TEMPO.CO, Jakarta - Politisi Australia menuding penguasa Cina menyensor konten di media sosial WeChat yang ditujukan pada komunitas Tionghoa di negeri Kanguru itu.
Tudingan itu karena Perdana Menteri Australia Scott Morrison kehilangan akses ke akun media sosial WeChat resminya beberapa bulan lalu.
Di tengah meningkatnya ketegangan diplomatik dengan Cina, dua partai politik utama Australia menggunakan platform media sosial, yang dimiliki oleh raksasa teknologi Cina Tencent Holdings untuk berkomunikasi dengan pemilih Australia dari etnis Cina dalam Pemilu sejak 2019.
Dengan pemilihan nasional yang dijadwalkan pada bulan Mei 2022, pemerintah menggunakan akun Morrison untuk mempromosikan kebijakannya selama perayaan Tahun Baru Imlek mulai 1 Februari.
Kantor perdana menteri telah membuat beberapa permintaan yang sia-sia ke WeChat untuk mendapatkan kembali akses ke akun tersebut pada 10 Januari, kata sumber yang mengetahui masalah tersebut namun menolak disebutkan namanya karena sensitivitas masalah, Senin, 24 Januari 2022.
Tencent tidak segera menanggapi permintaan komentar dari Reuters.
Baik Partai Liberal dan oposisi utama Partai Buruh membuat akun WeChat resmi untuk para pemimpin mereka melalui perusahaan outsourcing.
Akun Scott Morrison didaftarkan pada 2019 menggunakan nama warga negara Tiongkok di Cina daratan sebagai operator akunnya, demikian catatan WeChat menunjukkan dan sumber pemerintah mengonfirmasi.
Akun dengan foto Morrison itu awalnya mempromosikan pengumuman besar tentang ekonomi atau pandemi Covid-19, misalnya, diterjemahkan ke dalam bahasa Cina.
Namun pada bulan Januari, akun tersebut berganti nama menjadi 'Australia China New Life', dan mengatakan akan memberikan informasi seperti tentang kehidupan di Australia.
Pendaftaran akun sekarang ditautkan ke perusahaan teknologi, Fuzhou 985, di provinsi Fujian, menurut temuan Reuters.
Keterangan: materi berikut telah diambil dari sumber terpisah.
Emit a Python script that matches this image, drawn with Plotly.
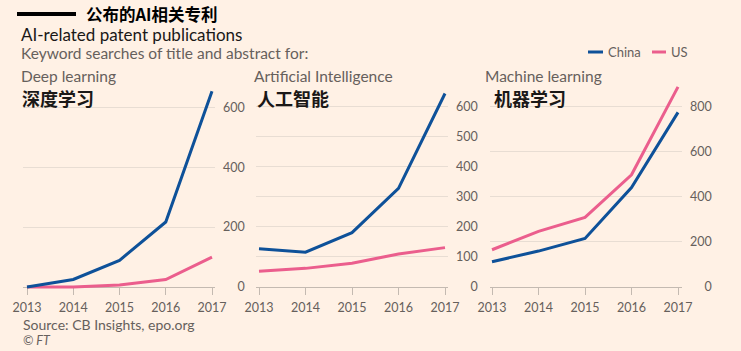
import plotly.graph_objects as go

W, H = 741, 351
def X(px): return px / W
def Y(py): return 1 - py / H

years = [2013, 2014, 2015, 2016, 2017]

dl_china = [0, 25, 89, 217, 654]
dl_us = [0, 0, 7, 25, 100]
ai_china = [127, 116, 181, 328, 644]
ai_us = [52, 62, 79, 110, 131]
ml_china = [112, 159, 215, 440, 773]
ml_us = [165, 246, 308, 497, 886]

dl_ticks = [0, 200, 400, 600]
ai_ticks = [0, 100, 200, 300, 400, 500, 600]
ml_ticks = [0, 200, 400, 600, 800]

panel_en = ["Deep learning", "Artificial Intelligence", "Machine learning"]
panel_zh = ["深度学习", "人工智能", "机器学习"]

title_zh = "公布的AI相关专利"
title_en = "AI-related patent publications"
subtitle = "Keyword searches of title and abstract for:"
source = "Source: CB Insights, epo.org"
credit = "© FT"

BLUE = "#0e5199"
PINK = "#eb5e8d"
BG = "#fff1e5"
GREY = "#66605c"
GRID = "#e8ddd3"
AXIS = "#c4bab1"
FONT = "Lato, 'Noto Sans', sans-serif"
CJK = "'Noto Sans CJK SC', sans-serif"

fig = go.Figure()

panels = [
    (dl_china, dl_us, dl_ticks, (23, 215), 0.2995, (27, 212)),
    (ai_china, ai_us, ai_ticks, (256, 448), 0.3005, (259, 445)),
    (ml_china, ml_us, ml_ticks, (490, 682), 0.2259, (492, 678)),
]

layout_axes = {}
for i, (china, us, ticks, (x0, x1), k, (t0, t1)) in enumerate(panels, start=1):
    xa = "x" if i == 1 else f"x{i}"
    ya = "y" if i == 1 else f"y{i}"
    fig.add_trace(go.Scatter(x=years, y=us, mode="lines", line=dict(color=PINK, width=3),
                             xaxis=xa, yaxis=ya, showlegend=False, name="US"))
    fig.add_trace(go.Scatter(x=years, y=china, mode="lines", line=dict(color=BLUE, width=3),
                             xaxis=xa, yaxis=ya, showlegend=False, name="China"))
    per = (t1 - t0) / 4
    xr = [2013 - (t0 - x0) / per, 2017 + (x1 - t1) / per]
    yr = [-2 / k, (287 - 85) / k]
    maxlen = max(len(str(t)) for t in ticks)
    ttext = ["\u2007" * (maxlen - len(str(t))) + str(t) for t in ticks]
    layout_axes["xaxis" if i == 1 else f"xaxis{i}"] = dict(
        domain=[X(x0), X(x1)], range=xr, anchor="free", position=Y(287),
        showline=True, linecolor=AXIS, linewidth=1, ticks="outside", ticklen=7,
        tickcolor=AXIS, tickwidth=1, tickvals=years, ticktext=[str(y) for y in years],
        tickfont=dict(size=12.5, color=GREY, family=FONT), showgrid=False,
        zeroline=False, layer="below traces", ticklabelstandoff=2, automargin=False,
    )
    layout_axes["yaxis" if i == 1 else f"yaxis{i}"] = dict(
        domain=[Y(289), Y(85)], range=yr, anchor=xa, side="right",
        showgrid=True, gridcolor=GRID, gridwidth=1, zeroline=False,
        tickvals=ticks, ticktext=ttext, ticks="", ticklabelstandoff=7,
        tickfont=dict(size=12.5, color=GREY, family=FONT), showline=False,
        automargin=False,
    )

annotations = []
def txt(x, y, text, size, color, family=FONT, **kw):
    annotations.append(dict(x=X(x), y=Y(y), xref="paper", yref="paper", text=text,
                            showarrow=False, xanchor="left", yanchor="middle",
                            borderpad=0, font=dict(size=size, color=color, family=family), **kw))

txt(85, 14, "<b>" + title_zh + "</b>", 16.5, "#000000", CJK)
txt(20, 34.5, title_en, 17, "#1a1817")
txt(20, 53, subtitle, 15.5, GREY)
for x, en in zip([20, 253, 484], panel_en):
    txt(x, 76, en, 15.5, GREY)
for x, zh in zip([21, 256, 493], panel_zh):
    txt(x, 98, "<b>" + zh + "</b>", 18, "#1a1817", CJK)
txt(22, 324, source, 14, GREY)
txt(22, 340, "<i>" + credit + "</i>", 12.5, GREY)
txt(607, 52, "China", 13, GREY)
txt(670, 52, "US", 13, GREY)

shapes = [
    dict(type="line", xref="paper", yref="paper", x0=X(17), x1=X(76), y0=Y(14), y1=Y(14),
         line=dict(color="#000000", width=4)),
    dict(type="line", xref="paper", yref="paper", x0=X(588), x1=X(603), y0=Y(52), y1=Y(52),
         line=dict(color=BLUE, width=3)),
    dict(type="line", xref="paper", yref="paper", x0=X(652), x1=X(666), y0=Y(52), y1=Y(52),
         line=dict(color=PINK, width=3)),
]

fig.update_layout(
    template="none",
    width=W, height=H, margin=dict(l=0, r=0, t=0, b=0, pad=0),
    paper_bgcolor=BG, plot_bgcolor=BG, showlegend=False,
    annotations=annotations, shapes=shapes, font=dict(family=FONT),
    **layout_axes,
)

fig.write_html("out.html", config={"displayModeBar": False})
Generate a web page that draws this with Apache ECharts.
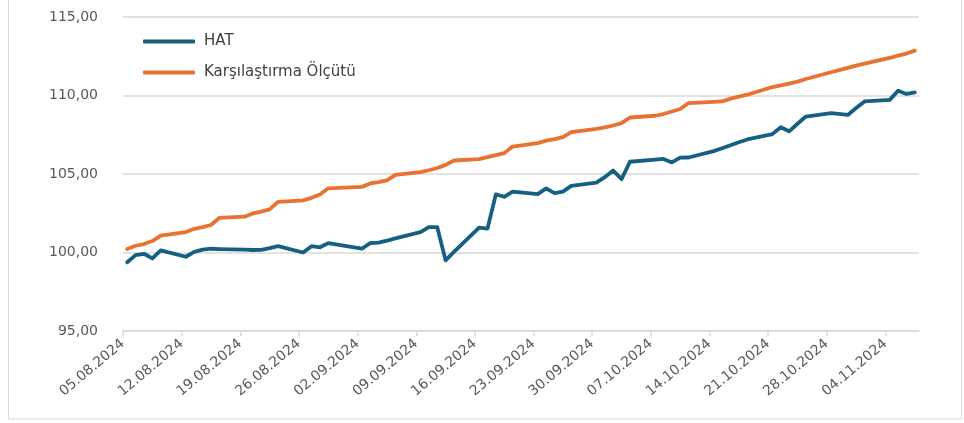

Namun perusahaan tidak bisa dihubungi untuk meminta komentar.
Senator Liberal James Paterson, Ketua Komite Gabungan Parlemen untuk Intelijen dan Keamanan, mengatakan kepada media bahwa insiden itu adalah contoh "penyensoran" dan "campur tangan asing".
"Ada 1,2 juta warga Australia keturunan Cina yang menggunakan layanan ini secara berlebihan dan sekarang tidak dapat lagi mengakses berita dan informasi dari Perdana Menteri mereka," katanya di radio Australia, Senin.
"Namun mereka masih bisa mendapatkan akses kritik terhadap pemerintah, serangan terhadap pemerintah oleh Pemimpin Oposisi (Buruh)," katanya.
Fergus Ryan, analis senior di Institut Kebijakan Strategis Australia, mengatakan akun WeChat Perdana Menteri yang terdaftar atas nama warga negara Cina "selalu berisiko dan keliru", dan tampaknya merupakan pelanggaran aturan WeChat.
"Setiap akun yang dibuat dengan cara ini dapat ditutup pada saat itu juga," katanya.
Pada Desember 2020, akun WeChat Scott Morrison diblokir sementara di tengah perselisihan politik antara Canberra dan Beijing terkait gambar seorang tentara Australia di Afghanistan.
Dalam insiden tahun 2020, muncul catatan dari WeChat yang mengatakan konten tersebut melanggar ketentuan, termasuk mendistorsi peristiwa sejarah dan membingungkan publik.